■ **COLLECTED MATERIAL**:
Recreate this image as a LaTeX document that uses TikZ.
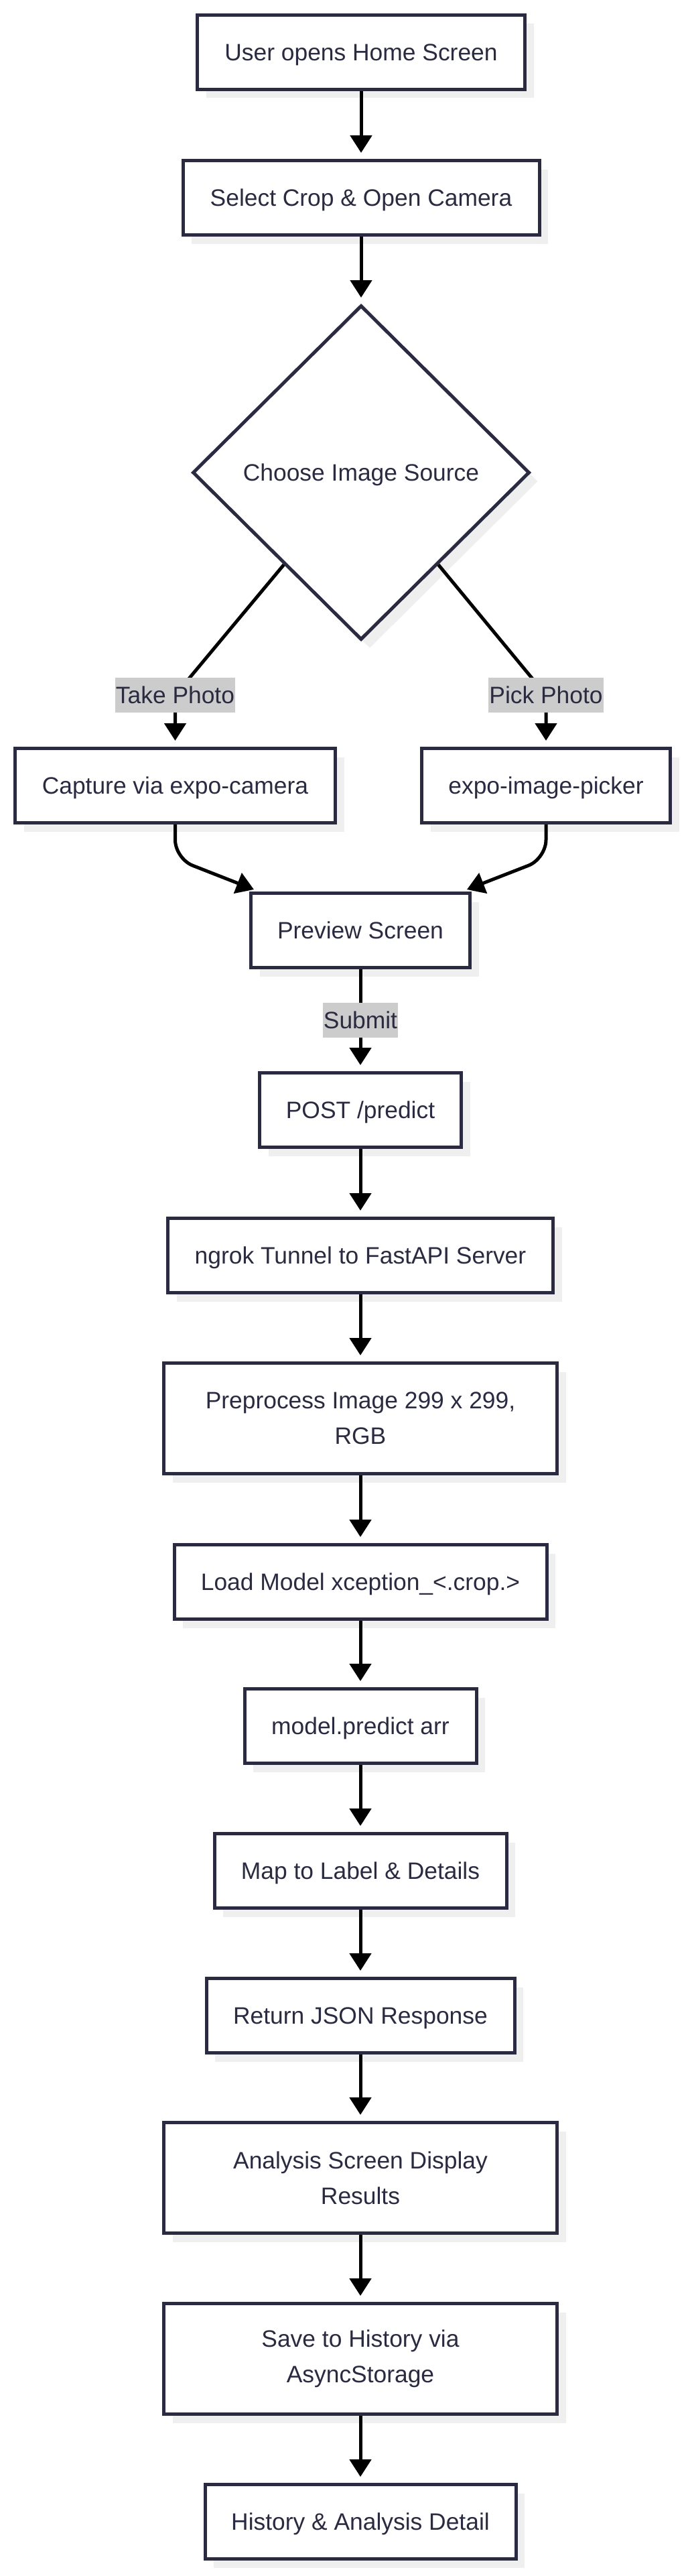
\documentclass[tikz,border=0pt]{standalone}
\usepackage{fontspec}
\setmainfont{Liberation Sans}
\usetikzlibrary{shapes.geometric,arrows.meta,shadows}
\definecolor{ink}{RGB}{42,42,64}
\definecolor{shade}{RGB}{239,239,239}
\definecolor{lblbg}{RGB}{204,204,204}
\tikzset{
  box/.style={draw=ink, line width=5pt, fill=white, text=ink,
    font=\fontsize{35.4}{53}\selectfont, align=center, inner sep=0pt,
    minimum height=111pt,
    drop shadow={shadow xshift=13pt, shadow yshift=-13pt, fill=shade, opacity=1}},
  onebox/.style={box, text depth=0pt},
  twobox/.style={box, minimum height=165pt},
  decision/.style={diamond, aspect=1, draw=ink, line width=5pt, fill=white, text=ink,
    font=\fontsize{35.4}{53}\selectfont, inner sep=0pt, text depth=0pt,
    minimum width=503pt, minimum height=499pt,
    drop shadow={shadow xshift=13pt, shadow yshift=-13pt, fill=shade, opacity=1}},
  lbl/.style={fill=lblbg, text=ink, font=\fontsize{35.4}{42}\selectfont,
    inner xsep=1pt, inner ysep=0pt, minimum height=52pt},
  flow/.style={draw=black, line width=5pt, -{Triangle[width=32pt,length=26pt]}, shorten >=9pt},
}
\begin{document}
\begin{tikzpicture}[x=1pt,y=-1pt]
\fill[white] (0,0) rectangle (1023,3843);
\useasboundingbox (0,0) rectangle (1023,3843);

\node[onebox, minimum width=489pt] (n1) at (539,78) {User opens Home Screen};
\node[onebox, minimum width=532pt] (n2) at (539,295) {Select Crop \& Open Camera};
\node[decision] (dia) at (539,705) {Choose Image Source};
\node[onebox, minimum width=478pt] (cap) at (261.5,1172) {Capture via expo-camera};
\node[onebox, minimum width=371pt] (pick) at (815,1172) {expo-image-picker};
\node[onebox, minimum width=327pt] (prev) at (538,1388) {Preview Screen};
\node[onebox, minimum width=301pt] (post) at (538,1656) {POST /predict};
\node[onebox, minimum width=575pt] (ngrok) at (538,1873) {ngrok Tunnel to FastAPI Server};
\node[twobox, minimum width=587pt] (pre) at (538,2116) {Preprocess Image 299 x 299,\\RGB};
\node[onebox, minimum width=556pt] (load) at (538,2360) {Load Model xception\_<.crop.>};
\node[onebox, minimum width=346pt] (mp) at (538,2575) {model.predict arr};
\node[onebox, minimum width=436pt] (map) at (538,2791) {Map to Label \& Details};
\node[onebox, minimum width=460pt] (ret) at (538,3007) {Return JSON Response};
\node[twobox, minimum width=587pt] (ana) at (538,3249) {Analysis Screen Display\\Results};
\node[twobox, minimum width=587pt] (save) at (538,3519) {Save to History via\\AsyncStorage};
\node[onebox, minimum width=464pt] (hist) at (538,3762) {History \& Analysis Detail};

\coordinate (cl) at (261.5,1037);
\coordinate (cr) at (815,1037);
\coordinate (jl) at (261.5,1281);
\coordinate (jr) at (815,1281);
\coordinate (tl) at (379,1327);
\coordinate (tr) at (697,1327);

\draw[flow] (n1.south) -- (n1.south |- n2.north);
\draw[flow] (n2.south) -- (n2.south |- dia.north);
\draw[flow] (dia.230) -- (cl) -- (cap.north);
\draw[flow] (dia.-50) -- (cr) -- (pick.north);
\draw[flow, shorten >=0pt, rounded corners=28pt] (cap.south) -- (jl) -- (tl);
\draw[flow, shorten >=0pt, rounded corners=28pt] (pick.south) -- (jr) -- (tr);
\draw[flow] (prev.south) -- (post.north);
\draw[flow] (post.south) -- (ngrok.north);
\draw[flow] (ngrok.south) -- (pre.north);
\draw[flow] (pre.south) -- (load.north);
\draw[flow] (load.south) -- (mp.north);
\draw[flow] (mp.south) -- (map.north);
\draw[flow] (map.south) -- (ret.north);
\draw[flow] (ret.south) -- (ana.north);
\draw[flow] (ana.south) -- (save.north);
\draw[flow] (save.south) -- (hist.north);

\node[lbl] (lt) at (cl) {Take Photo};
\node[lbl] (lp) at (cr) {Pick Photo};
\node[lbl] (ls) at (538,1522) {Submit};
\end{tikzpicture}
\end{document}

■ **SET EXERCISE**: Retype the whole listing exactly and leave the pictures out.

■ **WORKED ANSWER**:
Recreate this image as a LaTeX document that uses TikZ.
\documentclass[tikz,border=0pt]{standalone}
\usepackage{fontspec}
\setmainfont{Liberation Sans}
\usetikzlibrary{shapes.geometric,arrows.meta,shadows}
\definecolor{ink}{RGB}{42,42,64}
\definecolor{shade}{RGB}{239,239,239}
\definecolor{lblbg}{RGB}{204,204,204}
\tikzset{
  box/.style={draw=ink, line width=5pt, fill=white, text=ink,
    font=\fontsize{35.4}{53}\selectfont, align=center, inner sep=0pt,
    minimum height=111pt,
    drop shadow={shadow xshift=13pt, shadow yshift=-13pt, fill=shade, opacity=1}},
  onebox/.style={box, text depth=0pt},
  twobox/.style={box, minimum height=165pt},
  decision/.style={diamond, aspect=1, draw=ink, line width=5pt, fill=white, text=ink,
    font=\fontsize{35.4}{53}\selectfont, inner sep=0pt, text depth=0pt,
    minimum width=503pt, minimum height=499pt,
    drop shadow={shadow xshift=13pt, shadow yshift=-13pt, fill=shade, opacity=1}},
  lbl/.style={fill=lblbg, text=ink, font=\fontsize{35.4}{42}\selectfont,
    inner xsep=1pt, inner ysep=0pt, minimum height=52pt},
  flow/.style={draw=black, line width=5pt, -{Triangle[width=32pt,length=26pt]}, shorten >=9pt},
}
\begin{document}
\begin{tikzpicture}[x=1pt,y=-1pt]
\fill[white] (0,0) rectangle (1023,3843);
\useasboundingbox (0,0) rectangle (1023,3843);

\node[onebox, minimum width=489pt] (n1) at (539,78) {User opens Home Screen};
\node[onebox, minimum width=532pt] (n2) at (539,295) {Select Crop \& Open Camera};
\node[decision] (dia) at (539,705) {Choose Image Source};
\node[onebox, minimum width=478pt] (cap) at (261.5,1172) {Capture via expo-camera};
\node[onebox, minimum width=371pt] (pick) at (815,1172) {expo-image-picker};
\node[onebox, minimum width=327pt] (prev) at (538,1388) {Preview Screen};
\node[onebox, minimum width=301pt] (post) at (538,1656) {POST /predict};
\node[onebox, minimum width=575pt] (ngrok) at (538,1873) {ngrok Tunnel to FastAPI Server};
\node[twobox, minimum width=587pt] (pre) at (538,2116) {Preprocess Image 299 x 299,\\RGB};
\node[onebox, minimum width=556pt] (load) at (538,2360) {Load Model xception\_<.crop.>};
\node[onebox, minimum width=346pt] (mp) at (538,2575) {model.predict arr};
\node[onebox, minimum width=436pt] (map) at (538,2791) {Map to Label \& Details};
\node[onebox, minimum width=460pt] (ret) at (538,3007) {Return JSON Response};
\node[twobox, minimum width=587pt] (ana) at (538,3249) {Analysis Screen Display\\Results};
\node[twobox, minimum width=587pt] (save) at (538,3519) {Save to History via\\AsyncStorage};
\node[onebox, minimum width=464pt] (hist) at (538,3762) {History \& Analysis Detail};

\coordinate (cl) at (261.5,1037);
\coordinate (cr) at (815,1037);
\coordinate (jl) at (261.5,1281);
\coordinate (jr) at (815,1281);
\coordinate (tl) at (379,1327);
\coordinate (tr) at (697,1327);

\draw[flow] (n1.south) -- (n1.south |- n2.north);
\draw[flow] (n2.south) -- (n2.south |- dia.north);
\draw[flow] (dia.230) -- (cl) -- (cap.north);
\draw[flow] (dia.-50) -- (cr) -- (pick.north);
\draw[flow, shorten >=0pt, rounded corners=28pt] (cap.south) -- (jl) -- (tl);
\draw[flow, shorten >=0pt, rounded corners=28pt] (pick.south) -- (jr) -- (tr);
\draw[flow] (prev.south) -- (post.north);
\draw[flow] (post.south) -- (ngrok.north);
\draw[flow] (ngrok.south) -- (pre.north);
\draw[flow] (pre.south) -- (load.north);
\draw[flow] (load.south) -- (mp.north);
\draw[flow] (mp.south) -- (map.north);
\draw[flow] (map.south) -- (ret.north);
\draw[flow] (ret.south) -- (ana.north);
\draw[flow] (ana.south) -- (save.north);
\draw[flow] (save.south) -- (hist.north);

\node[lbl] (lt) at (cl) {Take Photo};
\node[lbl] (lp) at (cr) {Pick Photo};
\node[lbl] (ls) at (538,1522) {Submit};
\end{tikzpicture}
\end{document}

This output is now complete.